Iron supplementation in restless legs syndrome
Iron supplementation may help patients with restless legs syndrome (RLS).
RLS is a common complaint of uncomfortable compulsions to move the legs, especially at evening and at night, interfering with sleep.
In this Cochrane meta-analysis, the authors examined the effect of iron supplementation in RLS patients combining the results of 10 studies. Treatment was delivered intravenously or orally (3 studies) and given to patients with reduced iron stores (4 studies) or to an undifferentiated population.
Nine studies compared iron with placebo. On a scale measuring the severity of symptoms, ranging from 0 to 40 points, iron supplementation improved the severity by 3.8 points on average (standardized mean difference, 0.74), indicating a likely clinically important difference. The effects did not differ depending on the route of iron delivery or the iron stores (populations with decreased iron stores vs groups of undifferentiated patients). The effect may be larger in patients on dialysis (2 studies). One study compared iron supplementation with the dopamine agonist pramipexole and found no difference.
In conclusion, iron supplementation probably improves RLS severity.
Lack of association between MMR vaccination and autism
Omer SB, Yildirim I. Further Evidence of MMR Vaccine Safety: Scientific and Communications Considerations. Ann Intern Med. 2019 Mar 5. doi: 10.7326/M19-0596. [Epub ahead of print] PubMed PMID: 30831577.

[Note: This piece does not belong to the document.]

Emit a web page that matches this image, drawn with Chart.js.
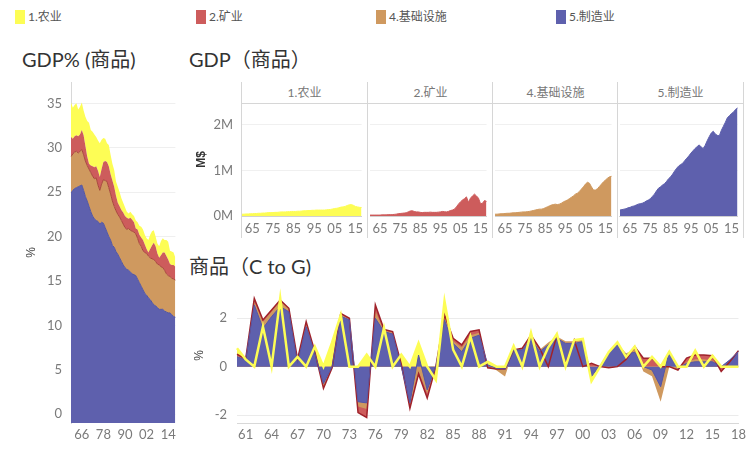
<!DOCTYPE html>
<html>
<head>
<meta charset="utf-8">
<script src="https://cdn.jsdelivr.net/npm/chart.js@4.4.1/dist/chart.umd.min.js"></script>
<style>
body{margin:0;width:750px;height:457px;position:relative;background:#fff;overflow:hidden;font-family:Lato,"Noto Sans CJK SC",sans-serif}
canvas{position:absolute}
.sw{position:absolute;top:10px;width:10px;height:14px}
.lg{position:absolute;top:10px;font-size:12px;line-height:14px;color:#555}
.ttl{position:absolute;top:47px;font-size:20px;line-height:24px;color:#333}
.hd{position:absolute;top:82px;height:21px;line-height:21px;width:125px;text-align:center;font-size:12px;color:#777}
.vl{position:absolute;top:82px;height:156px;width:1px;background:#d6d6d6}
.hl{position:absolute;top:103px;left:242px;width:502px;height:1px;background:#d6d6d6}
</style>
</head>
<body>
<div class="sw" style="left:15px;background:#fdfd55"></div><div class="lg" style="left:28px">1.农业</div>
<div class="sw" style="left:196px;background:#cd5c5c"></div><div class="lg" style="left:209px">2.矿业</div>
<div class="sw" style="left:376px;background:#cf995f"></div><div class="lg" style="left:389px">4.基础设施</div>
<div class="sw" style="left:556px;background:#5e60ad"></div><div class="lg" style="left:569px">5.制造业</div>

<div class="ttl" style="left:22px">GDP% (商品)</div>
<div class="ttl" style="left:189px">GDP（商品）</div>
<div class="ttl" style="left:189px;top:254px">商品（C to G)</div>

<div class="hd" style="left:242px">1.农业</div>
<div class="hd" style="left:368px">2.矿业</div>
<div class="hd" style="left:493px">4.基础设施</div>
<div class="hd" style="left:618px">5.制造业</div>
<div class="hl"></div>
<div class="vl" style="left:241px"></div>
<div class="vl" style="left:367px"></div>
<div class="vl" style="left:492px"></div>
<div class="vl" style="left:617px"></div>
<div class="vl" style="left:743px"></div>

<canvas id="pctChart" width="160" height="378" style="left:20px;top:72px"></canvas>
<canvas id="gdpAgri" width="178" height="147" style="left:190px;top:93px"></canvas>
<canvas id="gdpMining" width="125" height="147" style="left:368px;top:93px"></canvas>
<canvas id="gdpInfra" width="125" height="147" style="left:493px;top:93px"></canvas>
<canvas id="gdpManu" width="126" height="147" style="left:618px;top:93px"></canvas>
<canvas id="cgChart" width="562" height="179" style="left:188px;top:278px"></canvas>

<script>
// years 1960 - 2018
const years = []
for (let y = 1960; y <= 2018; y++) years.push(String(y))

// GDP% (商品) - share of GDP, %
const pctManu = [24.9,25.2,25.4,25.5,25.6,25.7,25.8,25.2,24.5,24.0,23.4,22.8,22.3,22.0,21.8,21.7,21.4,21.6,21.5,21.0,20.5,20.0,19.6,19.0,18.8,18.3,18.0,17.6,17.2,16.8,16.5,16.3,16.2,16.0,15.8,15.7,15.6,15.2,14.8,14.4,14.0,13.6,13.4,13.1,12.9,12.6,12.3,12.2,12.0,11.8,11.8,11.8,11.6,11.5,11.4,11.4,11.2,11.0,10.9]
const pctInfra = [4.1,4.1,4.1,4.1,3.8,3.9,4.0,4.0,4.0,4.0,4.2,4.4,4.5,4.5,4.8,4.1,3.8,4.3,4.9,5.3,5.7,5.5,5.2,5.0,4.6,4.6,4.5,4.6,4.6,4.6,4.5,4.5,4.7,4.7,4.8,4.8,4.7,4.6,4.4,4.5,4.4,4.6,4.7,4.7,4.7,4.9,5.1,5.0,4.9,5.0,4.8,4.7,4.6,4.3,4.2,4.1,4.1,4.2,4.2]
const pctMining = [2.2,1.7,1.8,1.8,1.9,1.9,2.2,2.2,1.7,1.0,0.6,0.8,1.1,1.3,1.3,1.6,1.5,1.7,2.0,2.2,2.2,2.4,2.2,2.3,2.2,1.7,1.3,1.2,1.2,1.3,1.3,1.3,1.1,1.4,1.3,1.1,0.6,1.0,1.0,1.0,1.2,0.9,0.5,0.4,1.0,1.5,1.9,1.7,1.2,0.8,1.3,1.7,2.0,2.0,1.8,1.4,1.5,1.6,1.5]
const pctAgri = [3.9,3.5,3.5,3.6,3.0,3.1,3.1,2.8,3.3,4.0,4.6,4.0,3.9,3.7,3.3,3.4,3.8,3.3,2.7,2.5,2.1,2.4,2.2,1.9,1.9,1.6,1.8,1.6,1.3,1.1,1.0,0.7,0.6,0.7,0.6,0.7,0.9,0.8,1.0,1.2,1.2,1.1,1.2,1.4,1.6,1.6,1.4,1.1,1.1,1.3,1.6,1.6,1.4,1.8,2.0,1.5,1.5,1.4,1.0]

// GDP（商品）- M$
const gdpAgri = [0.04,0.04,0.045,0.045,0.05,0.05,0.055,0.055,0.06,0.06,0.065,0.065,0.07,0.075,0.075,0.075,0.08,0.08,0.085,0.09,0.09,0.09,0.095,0.095,0.1,0.1,0.1,0.105,0.105,0.11,0.115,0.115,0.12,0.12,0.125,0.125,0.13,0.13,0.13,0.13,0.13,0.135,0.14,0.145,0.155,0.165,0.17,0.18,0.195,0.2,0.21,0.23,0.245,0.25,0.235,0.21,0.2,0.19,0.185]
const gdpMining = [0.02,0.02,0.02,0.02,0.02,0.02,0.025,0.025,0.025,0.03,0.03,0.03,0.035,0.04,0.05,0.055,0.06,0.065,0.07,0.09,0.11,0.115,0.1,0.09,0.09,0.08,0.075,0.08,0.08,0.08,0.085,0.08,0.08,0.08,0.085,0.09,0.1,0.095,0.09,0.1,0.12,0.13,0.15,0.2,0.26,0.31,0.35,0.38,0.42,0.3,0.39,0.44,0.48,0.44,0.39,0.27,0.28,0.34,0.32]
const gdpInfra = [0.04,0.04,0.045,0.05,0.05,0.055,0.06,0.06,0.065,0.07,0.07,0.075,0.08,0.085,0.09,0.09,0.095,0.1,0.11,0.12,0.13,0.14,0.15,0.15,0.16,0.18,0.2,0.22,0.24,0.25,0.26,0.25,0.26,0.28,0.31,0.33,0.35,0.38,0.41,0.44,0.48,0.5,0.54,0.59,0.64,0.7,0.74,0.72,0.64,0.57,0.57,0.6,0.65,0.7,0.75,0.79,0.83,0.86,0.87]
const gdpManu = [0.13,0.14,0.15,0.16,0.18,0.19,0.21,0.22,0.24,0.26,0.27,0.28,0.3,0.33,0.35,0.38,0.43,0.48,0.55,0.61,0.64,0.68,0.71,0.76,0.82,0.86,0.92,0.99,1.05,1.1,1.13,1.16,1.22,1.27,1.32,1.38,1.43,1.48,1.52,1.56,1.52,1.48,1.55,1.65,1.74,1.82,1.86,1.8,1.77,1.76,1.88,1.97,2.06,2.16,2.2,2.25,2.28,2.34,2.37]

// 商品（C to G) - %
const cgManu = [0.41,0.28,2.55,1.58,2.07,2.48,2.27,0.14,1.65,0.55,-0.7,0.0,2.09,1.93,-1.45,-1.5,2.0,1.45,1.35,0.0,-1.5,0.48,-0.96,0.0,1.93,0.96,0.62,1.17,1.3,0.07,-0.07,-0.1,0.69,0.69,1.17,0.62,0.9,1.17,0.96,0.96,1.03,-0.41,0.05,0.55,0.9,0.5,0.6,0.0,-0.14,-0.83,0.62,-0.07,0.14,0.2,0.2,0.2,0.0,0.28,0.62]
const cgInfra = [0.45,0.3,2.7,1.86,2.27,2.73,2.41,0.2,1.75,0.6,-0.83,-0.03,2.15,1.97,-1.65,-1.75,2.3,1.5,1.4,0.05,-1.6,-0.2,-1.1,-0.05,2.2,1.05,0.8,1.3,1.4,0.05,-0.15,-0.41,0.72,0.72,1.25,0.7,1.0,1.25,1.05,1.05,1.1,-0.3,0.0,0.6,0.95,0.55,0.7,-0.2,-0.4,-1.45,0.0,-0.15,0.2,0.3,0.3,0.25,-0.05,0.25,0.6]
const cgMining = [0.52,0.3,2.82,1.93,2.34,2.75,2.41,0.3,1.86,0.62,-0.9,-0.05,2.2,2.0,-1.9,-2.1,2.55,1.54,1.45,0.1,-1.72,-0.3,-1.3,0.0,2.13,1.17,0.9,1.45,1.52,-0.05,-0.1,-0.1,0.69,0.76,1.3,0.76,0.0,1.3,0.1,1.1,0.0,0.14,0.0,-0.05,0.0,0.3,0.83,0.35,0.35,0.0,0.0,-0.14,0.35,0.48,0.48,0.45,-0.2,0.2,0.66]
const cgAgri = [0.76,0.3,0,1.65,0,2.83,0,0.4,0,0.83,0,1.0,2.13,0,0,0.5,0,1.6,0,0.5,0,0.97,0,-0.55,2.7,0.7,0,1.24,0,0.2,0,0,0.85,0,1.4,0,0.8,1.35,0,1.1,1.15,-0.6,0,0.6,1.0,0.4,0.83,0,0.4,0,0.62,0,0,0.66,0,0.45,0,0,0]

const YELLOW = '#fdfd55'
const RED = '#cd5c5c'
const ORANGE = '#cf995f'
const BLUE = '#5e60ad'
const TICK = {family: 'Lato, sans-serif', size: 13}
const TICK_COLOR = '#7a7a7a'

// keep the plot area where the layout padding puts it
const noLabelPad = (s, w) => { s.width = w; s.paddingTop = 0; s.paddingBottom = 0 }

// left: stacked share of GDP
new Chart(document.getElementById('pctChart'), {
    type: 'line',
    data: {
        labels: years,
        datasets: [
            {label: '5.制造业', data: pctManu, backgroundColor: BLUE, borderColor: '#55579f', borderWidth: 1, fill: 'start'},
            {label: '4.基础设施', data: pctInfra, backgroundColor: ORANGE, borderColor: '#a8473c', borderWidth: 1, fill: '-1'},
            {label: '2.矿业', data: pctMining, backgroundColor: RED, borderColor: 'transparent', borderWidth: 0, fill: '-1'},
            {label: '1.农业', data: pctAgri, backgroundColor: YELLOW, borderColor: 'transparent', borderWidth: 0, fill: '-1'}
        ]
    },
    options: {
        responsive: false,
        animation: false,
        layout: {padding: {top: 10, right: 4, left: 0, bottom: 0}},
        elements: {point: {radius: 0}, line: {tension: 0}},
        plugins: {legend: {display: false}, tooltip: {enabled: false}},
        scales: {
            x: {
                grid: {display: false, drawTicks: false},
                border: {display: false},
                ticks: {
                    autoSkip: false, maxRotation: 0, padding: 4, color: TICK_COLOR, font: TICK,
                    callback: (v, i) => (years[i] - 1966) % 12 === 0 ? years[i].slice(2) : null
                },
                afterFit: (s) => { s.height = 27 }
            },
            y: {
                stacked: true,
                min: -1, max: 37.4,
                grid: {color: '#efefef', drawTicks: false},
                border: {color: '#d8d8d8'},
                ticks: {stepSize: 5, includeBounds: false, padding: 9, color: TICK_COLOR, font: TICK},
                title: {display: true, text: '%', color: '#444', font: {size: 12}},
                afterFit: (s) => noLabelPad(s, 51)
            }
        }
    }
});

// top: GDP small multiples
function gdpPanel(id, values, color, showAxis) {
    new Chart(document.getElementById(id), {
        type: 'line',
        data: {
            labels: years,
            datasets: [{data: values, backgroundColor: color, borderColor: color, borderWidth: 1, fill: 'origin'}]
        },
        options: {
            responsive: false,
            animation: false,
            layout: {padding: {top: 10, right: 1, left: 0, bottom: 0}},
            elements: {point: {radius: 0}, line: {tension: 0}},
            plugins: {legend: {display: false}, tooltip: {enabled: false}},
            scales: {
                x: {
                    grid: {display: false, drawTicks: false},
                    border: {color: '#d0d0d0'},
                    ticks: {
                        autoSkip: false, maxRotation: 0, padding: 5, color: TICK_COLOR, font: TICK,
                        callback: (v, i) => (years[i] - 1965) % 10 === 0 ? years[i].slice(2) : null
                    },
                    afterFit: (s) => { s.height = 24 }
                },
                y: {
                    min: 0, max: 2.48,
                    grid: {color: '#f0f0f0', drawTicks: false},
                    border: {display: false},
                    ticks: {
                        display: showAxis, stepSize: 1, includeBounds: false, padding: 9,
                        color: TICK_COLOR, font: TICK, callback: (v) => v + 'M'
                    },
                    title: {display: showAxis, text: 'M$', color: '#333', font: {size: 12, weight: 'bold'}},
                    afterFit: (s) => noLabelPad(s, showAxis ? 52 : 0)
                }
            }
        }
    });
}
gdpPanel('gdpAgri', gdpAgri, YELLOW, true)
gdpPanel('gdpMining', gdpMining, RED, false)
gdpPanel('gdpInfra', gdpInfra, ORANGE, false)
gdpPanel('gdpManu', gdpManu, BLUE, false)

// bottom: 商品（C to G)
new Chart(document.getElementById('cgChart'), {
    type: 'line',
    data: {
        labels: years,
        datasets: [
            {label: '1.农业', data: cgAgri, borderColor: YELLOW, borderWidth: 2.5, fill: false, order: 0},
            {label: '5.制造业', data: cgManu, backgroundColor: BLUE, borderColor: '#5456a6', borderWidth: 1, fill: 'origin', order: 1},
            {label: '4.基础设施', data: cgInfra, backgroundColor: ORANGE, borderColor: 'transparent', borderWidth: 0, fill: 'origin', order: 2},
            {label: '2.矿业', data: cgMining, backgroundColor: RED, borderColor: '#a0222a', borderWidth: 1.5, fill: 'origin', order: 3},
            {label: '1.农业', data: cgAgri, backgroundColor: YELLOW, borderColor: 'transparent', borderWidth: 0, fill: 'origin', order: 4}
        ]
    },
    options: {
        responsive: false,
        animation: false,
        layout: {padding: {top: 10, right: 10, left: 0, bottom: 0}},
        elements: {point: {radius: 0}, line: {tension: 0}},
        plugins: {legend: {display: false}, tooltip: {enabled: false}, filler: {drawTime: 'beforeDatasetsDraw'}},
        scales: {
            x: {
                grid: {display: false, drawTicks: false},
                border: {color: '#d8d8d8'},
                ticks: {
                    autoSkip: false, maxRotation: 0, padding: 4, color: TICK_COLOR, font: TICK,
                    callback: (v, i) => (years[i] - 1961) % 3 === 0 ? years[i].slice(2) : null
                },
                afterFit: (s) => { s.height = 34 }
            },
            y: {
                min: -2.33, max: 3.25,
                grid: {color: '#ebebeb', drawTicks: false},
                border: {display: false},
                ticks: {stepSize: 2, includeBounds: false, padding: 10, color: TICK_COLOR, font: TICK},
                title: {display: true, text: '%', color: '#444', font: {size: 12}},
                afterFit: (s) => noLabelPad(s, 49)
            }
        }
    }
});
</script>
</body>
</html>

The MMR Vaccine Is Not Associated With Risk for Autism. Ann Intern Med. 2019 Mar 5. doi: 10.7326/P19-0002. [Epub ahead of print] PubMed PMID: 30831599.
This Danish population registry analysis adds support to the conclusion that there is no association between measles-mumps-rubella (MMR) vaccination and autism.
This report examined a Danish database representing a cohort of over 600,000 children born between 1999 and 2010. Information on MMR vaccination, diagnoses of autism, sibling history of autism, and autism risk factors were examined. With over 6500 children diagnosed with autism (130/100,000 patient-years), the hazard ratio (HR) among the vaccinated children was 0.93 (95% CI, 0.85-1.02).
The authors of the study and of the accompanying editorial conclude that MMR vaccination does not increase the risk for autism development. A summary for parents is included.
Clopidogrel and the risk of bleeding after polypectomy
Performing colonoscopy with polypectomy in patients receiving clopidogrel carries a relatively small increased risk of serious bleeding.
In this study over 200 patients taking clopidogrel regularly (the majority receiving also acetylsalicylic acid [ASA]) were randomized to receive clopidogrel or placebo during the 7-day period before the procedure. Patients’ own clopidogrel was interrupted and ASA, if used before, was continued.
The primary event, defined as bleeding after polypectomy that required hospitalization or intervention for up to 30 days after colonoscopy, occurred in 4 patients in each group (3.8% among 106 patients on clopidogrel and 3.6% among 110 patients on placebo). Immediate bleeding after polypectomy occurred in 9 patients on clopidogrel and 6 on placebo.
The study provides information on the magnitude of risk associated with continuation of clopidogrel during colonoscopy and polypectomy.